When is Innocent Spouse tax relief applicable?

| Feb 7, 2019 | Tax Controversies

Filings a joint tax return assumes that both parties are aware and responsible for their tax liabilities. But in matters of marriage, things are rarely cut and dried.

That’s why the IRS allows Innocent Spouse Relief. At its simplest, it means that one spouse (or former spouse) was reasonably unaware of a tax burden incurred by the other spouse.

The devil is in the details

According to the IRS, Innocent Spouse Relief is applicable when one filer improperly reports or omits an item on a joint tax return.

To qualify, the IRS says you must meet these conditions:

  • You filed a joint return with an understatement of tax by your current or former spouse
  • At the time you signed the return, you had no reason to know about the understatement
  • It would be unfair to hold you accountable for the understatement
  • You and your current or former spouse are not taking part in a fraudulent scheme.

What a reasonable person would know

An understatement can be either unreported income or an improper deduction or credit. Innocent Spouse Relief doesn’t apply if you knew of the understatement or if a reasonable person would have known.

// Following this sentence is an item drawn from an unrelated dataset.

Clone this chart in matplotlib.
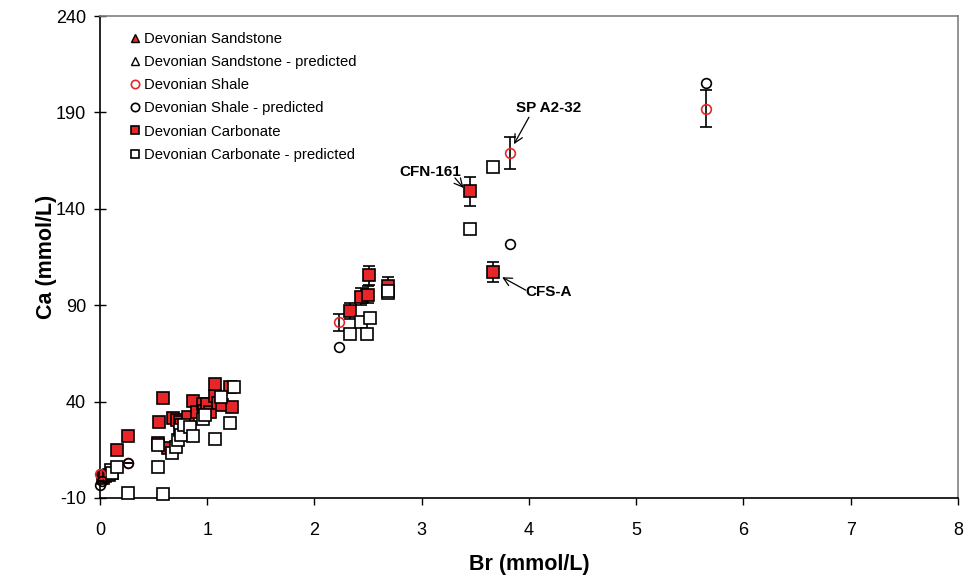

To determine if you had a reason to know, the IRS will take into account:

  • The nature and amount of the erroneous or omitted item
  • Your financial situation, education and business experience
  • Your involvement in the activity that resulted in the erroneous or omitted item
  • Whether a reasonable person would have asked about the item when the tax return was signed
  • Whether the erroneous or omitted item was a departure from previous tax returns.

The IRS will also determine if partial relief is warranted. It gives the example of a spouse who knew her ex-spouse did not report $5,000 in gambling winnings. It was later revealed that the ex-spouse actually won $25,000. You can be eligible for partial relief if you can establish that you had no way of knowing about the additional $20,000 in winnings.